Noeline Lee in Whangamata is organising a community meeting after the concrete pad was laid for a cellphone infrastructure near homes in the Williamson Golf Course on Achilles Ave.
Lee says a notice on the golf club's noticeboard was the only notification and no one living in the area seemed aware of it.
Whangamata Golf Club manager John Freer said: "Council has provided appropriate consents to Spark. That is the information that our board took into consideration when it agreed to have the cellphone tower erected there."
In Whitianga, a community meeting on Wednesday drew about 30 people after a tower was installed in Campbell St in town and another on Moewai Rd near the Whitianga Aerodrome.

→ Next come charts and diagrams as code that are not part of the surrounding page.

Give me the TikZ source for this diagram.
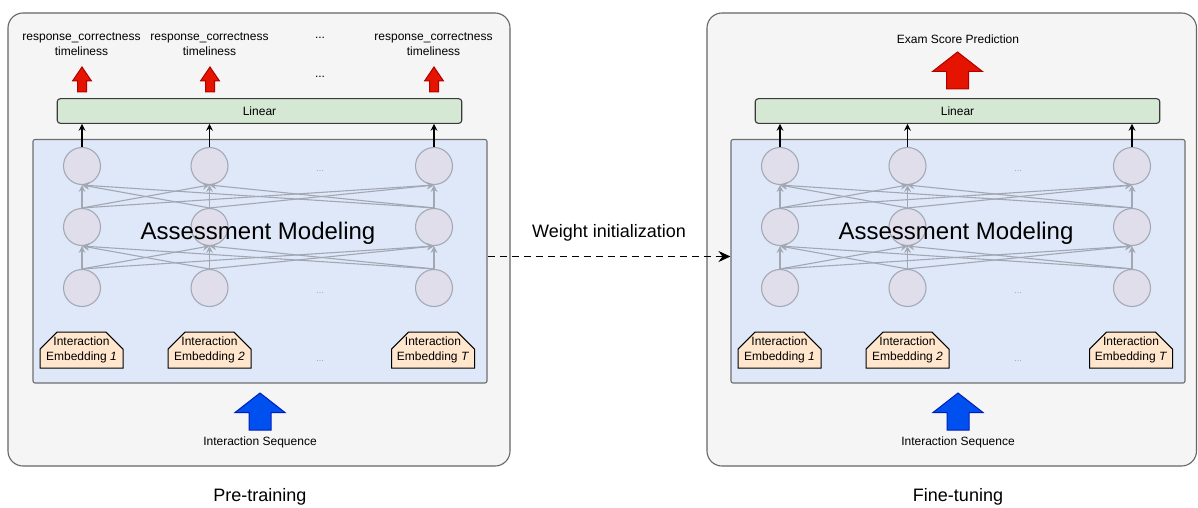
\documentclass[tikz,border=0pt]{standalone}
\usepackage{fontspec}
\setmainfont{Liberation Sans}
\usepackage{tikz}
\usetikzlibrary{positioning, calc, shapes.geometric, shapes.misc, arrows.meta}
\definecolor{panelfill}{HTML}{F5F5F5}
\definecolor{panelline}{HTML}{666666}
\definecolor{modelfill}{HTML}{DFE8F8}
\definecolor{modelline}{HTML}{6E6E6E}
\definecolor{linearfill}{HTML}{D5E8D4}
\definecolor{linearline}{HTML}{3A3A3A}
\definecolor{neuronfill}{HTML}{E0DEEB}
\definecolor{neuronline}{HTML}{A3A9B6}
\definecolor{edgegray}{HTML}{A1A8B4}
\definecolor{embedfill}{HTML}{FFE6CC}
\definecolor{dotgray}{HTML}{A0A0A0}
\definecolor{outred}{HTML}{E51400}
\definecolor{outredline}{HTML}{B20000}
\definecolor{inblue}{HTML}{0050EF}
\definecolor{inblueline}{HTML}{001DBC}
\tikzstyle{Arrow} = [
%Create custom arrow style:
line width = 1.3pt,
-{Stealth[length = 7pt, width = 7pt, inset = 2.5pt]}
]
\tikzstyle{GrayArrow} = [
%Thin grey arrows between the layers:
line width = 1.1pt, draw = edgegray,
-{Stealth[length = 7pt, width = 7pt, inset = 2.5pt]}
]
\tikzset{
	pics/UpArrow/.style = {code = {\draw[pic actions] (-4.5,0) -- (-4.5,-11) -- (-9.5,-11) -- (0,-25) -- (9.5,-11) -- (4.5,-11) -- (4.5,0) -- cycle;}},
	pics/BigUpArrow/.style = {code = {\draw[pic actions] (-11,0) -- (-11,-17.5) -- (-25,-17.5) -- (0,-37) -- (25,-17.5) -- (11,-17.5) -- (11,0) -- cycle;}}
}

\begin{document}
\begin{tikzpicture}[
				x = 1pt, y = -1pt,
				panel/.style = {rectangle, rounded corners = 15pt, draw = panelline, fill = panelfill, line width = 1.1pt, inner sep = 0pt},
				model/.style = {rectangle, rounded corners = 2pt, draw = modelline, fill = modelfill, line width = 1.1pt, minimum width = 454pt, minimum height = 243.5pt, inner sep = 0pt},
				linear/.style = {rectangle, rounded corners = 3pt, draw = linearline, fill = linearfill, line width = 1.1pt, minimum width = 404.5pt, minimum height = 24.6pt, inner sep = 0pt, font = \fontsize{12}{15}\selectfont},
				neuron/.style = {circle, draw = neuronline, fill = neuronfill, line width = 1.1pt, minimum size = 37pt, inner sep = 0pt},
				embed/.style = {chamfered rectangle, chamfered rectangle corners = {north west, north east}, chamfered rectangle xsep = 12pt, chamfered rectangle ysep = 12pt, draw, fill = embedfill, line width = 1pt, minimum width = 83pt, minimum height = 36pt, inner xsep = -8pt, inner ysep = -8pt, align = center, font = \fontsize{12}{15}\selectfont},
				small/.style = {align = center, font = \fontsize{12}{15}\selectfont},
				dots/.style = {text = dotgray, font = \fontsize{9}{10}\selectfont},
				caption/.style = {font = \fontsize{18}{21}\selectfont},
			]
			\useasboundingbox (0,0) rectangle (1198,508);

			\node[panel, minimum width = 502pt, minimum height = 453pt](Lpanel) at (259,239.5){};
			\node[panel, minimum width = 489.5pt, minimum height = 453pt](Rpanel) at (951.75,239.5){};

			\foreach \p/\dx in {L/0, R/698}{
				\node[model](\p model) at (260+\dx,261.25){};
				\node[linear](\p linear) at (259.5+\dx,111){Linear};
				\foreach \c/\x in {1/82, 2/209.5, 3/434}{
					\foreach \r/\y in {1/166, 2/227, 3/288}
						\node[neuron](\p n\r\c) at (\x+\dx,\y){};
					\draw[Arrow](\p n1\c.north)--(\p n1\c.north |- \p linear.south);
				}
				\foreach \r/\s in {2/1, 3/2}
					\foreach \a in {1,2,3}
						\foreach \b in {1,2,3}
							\draw[GrayArrow](\p n\r\a.north)--(\p n\s\b.south);
				\node[dots](\p dtop) at (320+\dx,171){...};
				\node[dots](\p dbot) at (320+\dx,293){...};
				\node[dots](\p demb) at (320+\dx,361){...};
				\node[font = \fontsize{24}{28}\selectfont](\p title) at (258+\dx,233){Assessment Modeling};
				\foreach \c/\x/\t in {1/81.5/1, 2/209.5/2, 3/433/T}
					\node[embed](\p e\c) at (\x+\dx,350){Interaction\\Embedding \textit{\t}};
				\pic[fill = inblue, draw = inblueline, line width = 1pt] at (260+\dx,430){BigUpArrow};
				\node[small](\p seq) at (260+\dx,442){Interaction Sequence};
			}

			\foreach \c/\x in {1/82, 2/210, 3/434}{
				\node[small](out\c) at (\x-0.5,44.5){response\_correctness\\timeliness};
				\pic[fill = outred, draw = outredline, line width = 1pt] at (\x,92){UpArrow};
			}
			\node[small](outdots) at (320,38){...};
			\node[small](arrdots) at (320,77){...};

			\node[small](exam) at (958,39){Exam Score Prediction};
			\pic[fill = outred, draw = outredline, line width = 1pt] at (957.5,89){BigUpArrow};

			\draw[line width = 1.7pt, dash pattern = on 7pt off 5pt, -{Stealth[length = 12pt, width = 11pt, inset = 4pt]}]([yshift = 4.75pt]Lmodel.east)--node[midway, above = 14pt, caption, inner sep = 0pt] {Weight initialization}([yshift = 4.75pt]Rmodel.west);

			\node[caption](pre) at (260,497){Pre-training};
			\node[caption](fine) at (958,497){Fine-tuning};

		\end{tikzpicture}
\end{document}
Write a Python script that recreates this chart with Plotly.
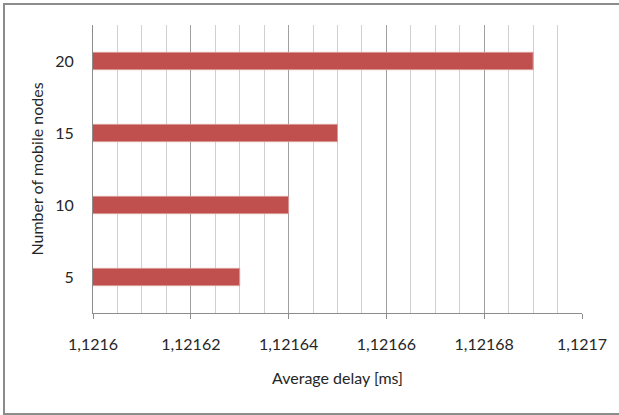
import plotly.graph_objects as go

nodes = ["5", "10", "15", "20"]
delay = [1.12163, 1.12164, 1.12165, 1.12169]
x_ticks = [1.1216, 1.12162, 1.12164, 1.12166, 1.12168, 1.1217]
x_title = "Average delay [ms]"
y_title = "Number of mobile nodes"

FONT = "Lato"

fig = go.Figure(
    go.Bar(
        x=delay,
        y=nodes,
        orientation="h",
        width=0.24,
        marker=dict(color="#C0504D", line=dict(color="#DA9A98", width=1)),
    )
)

fig.update_layout(
    width=619,
    height=415,
    margin=dict(l=93, r=37, t=25, b=102),
    paper_bgcolor="white",
    plot_bgcolor="white",
    separators=",.",
    showlegend=False,
    font=dict(family=FONT, size=16, color="#262626"),
    shapes=[
        dict(
            type="rect", xref="paper", yref="paper",
            x0=-0.182, x1=1.08, y0=-0.351, y1=1.073,
            line=dict(color="#8C8C8C", width=2), layer="below",
        )
    ],
)

fig.update_xaxes(
    range=[x_ticks[0], x_ticks[-1]],
    tickvals=x_ticks,
    tickformat=".6~g",
    showgrid=True,
    gridcolor="#A0A0A0",
    gridwidth=1,
    minor=dict(dtick=0.000005, showgrid=True, gridcolor="#D0D0D0", gridwidth=1),
    showline=True,
    linecolor="#8C8C8C",
    ticks="outside",
    ticklen=5,
    tickcolor="#8C8C8C",
    ticklabelstandoff=12,
    zeroline=False,
    title=dict(text=x_title, standoff=20, font=dict(size=16)),
)

fig.update_yaxes(
    type="category",
    categoryorder="array",
    categoryarray=nodes,
    showgrid=False,
    showline=True,
    linecolor="#8C8C8C",
    ticks="",
    ticklabelstandoff=15,
    title=dict(text=y_title, standoff=7, font=dict(size=16)),
)

fig.write_html("out.html")
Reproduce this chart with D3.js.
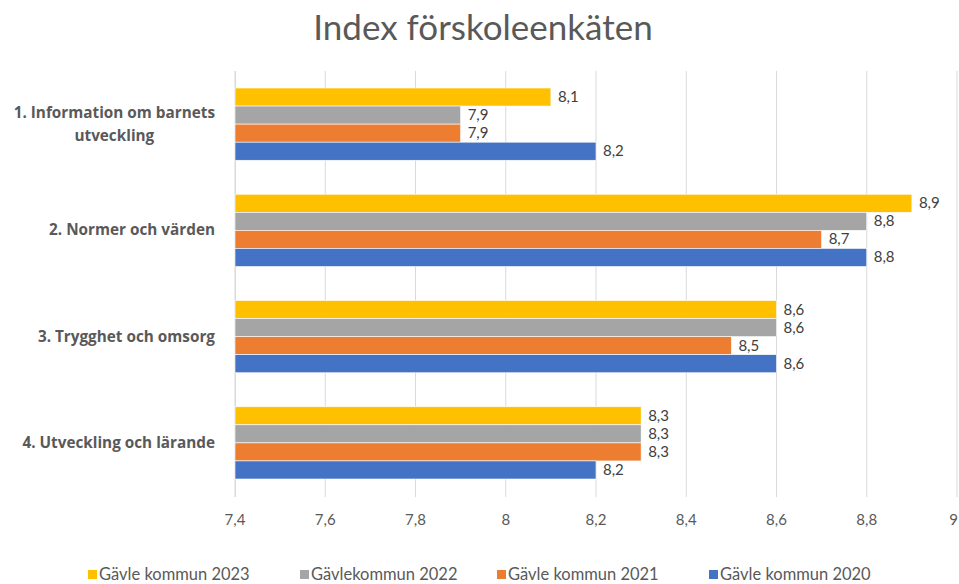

"Our concerns in this area are predominantly heath concerns," Whitianga resident Caroline Marshall said.
"We don't trust what the Government is running with. The Government say it is operating under these guidelines and that these towers that are operating are a fraction of the EMF limits but why are cities in Europe completely banning it?
"New Zealand is so gung-ho about it. Why are there thousands of published, peer-reviewed papers about the damaging effects of 5G?"
Coromandel MP Scott Simpson, National spokesman for the Environment, has been brought into the debate and has met with Spark.
He says even though telcos were operating under their regulations, they needed to engage communities in a way that was acceptable.
"What I've found is when communities and neighbourhoods stamp their feet and say 'we don't want this' the companies do engage.
"What they should do is do that before they've got people's backs up."